The Manchurian Candidate: Even knowing that Robyn Hitchcock had a pivotal role in this, I'm such a fan of the 1962 John Frankenheimer original that I put off seeing the remake until recently. That being said, I have to say that Jonathan Demme does an excellent job at updating Richard Condon's novel to the 21st century. The plot stays very close to that of the first film, and even improves on it in two respects. First, as much as I love the utter absurdity of the scene in which Janet Leigh picks up a deranged Frank Sinatra with lines like "Are you Arabic?," Kimberly Elise's Rosie makes a whole lot more sense in the context of the story.

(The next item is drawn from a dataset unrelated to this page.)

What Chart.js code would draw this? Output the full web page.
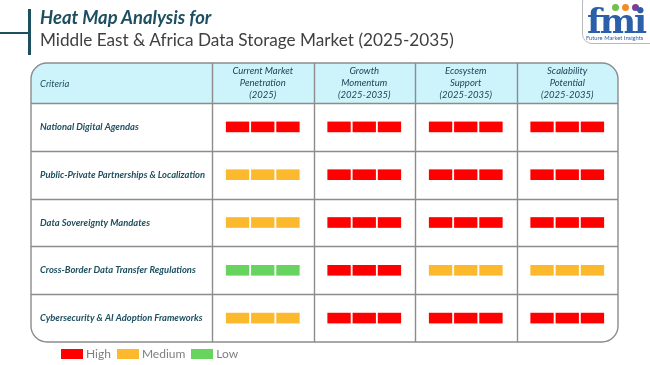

Without spoiling anything, screenwriters Daniel Pyne and Dean Georgaris have given a lot of thought to why a woman would actually pick up a man so clearly losing his marbles. Second, they've also thought a bit more about the plot, and, as such, actually improve on the structure of the original by borrowing a bit from another film in the conspirarcy canon, the 1974 film, The Parallax View. (A lesser film, but elements incorporated to good effect here.) Finally, despite liking the actor enormously in everything else I've ever seen him in, it took a bit for me to warm up to Denzel Washington's Ben Marco, simply because I've long considered it Sinatra's best role (and one I've rewatched countless times). But Denzel does a tremendous job, and bits of both performance and script also seem to partake of Mel Gibson's wonderfully manic character in the 1997 film, Conspiracy Theory (another gem, despite what Gibson might be today). Finally, Liev Schreiber is eerily identical to Laurence Harvey's Raymond Shaw. So, Highly Recommended, particularly if you are interested in screenwriter and/or like admiring how clever remakes are crafted. A solid film all round.

2 comments:

justinistired said...

Lou! Demme brings the funk with the intestinal regularity of a much younger man. He's also an all around good guy.

A request for the Lou Review 3.1: Any initial thoughts on John from Cincinnati?

Lou Anders said...

I confess I haven't seen it, or much on it!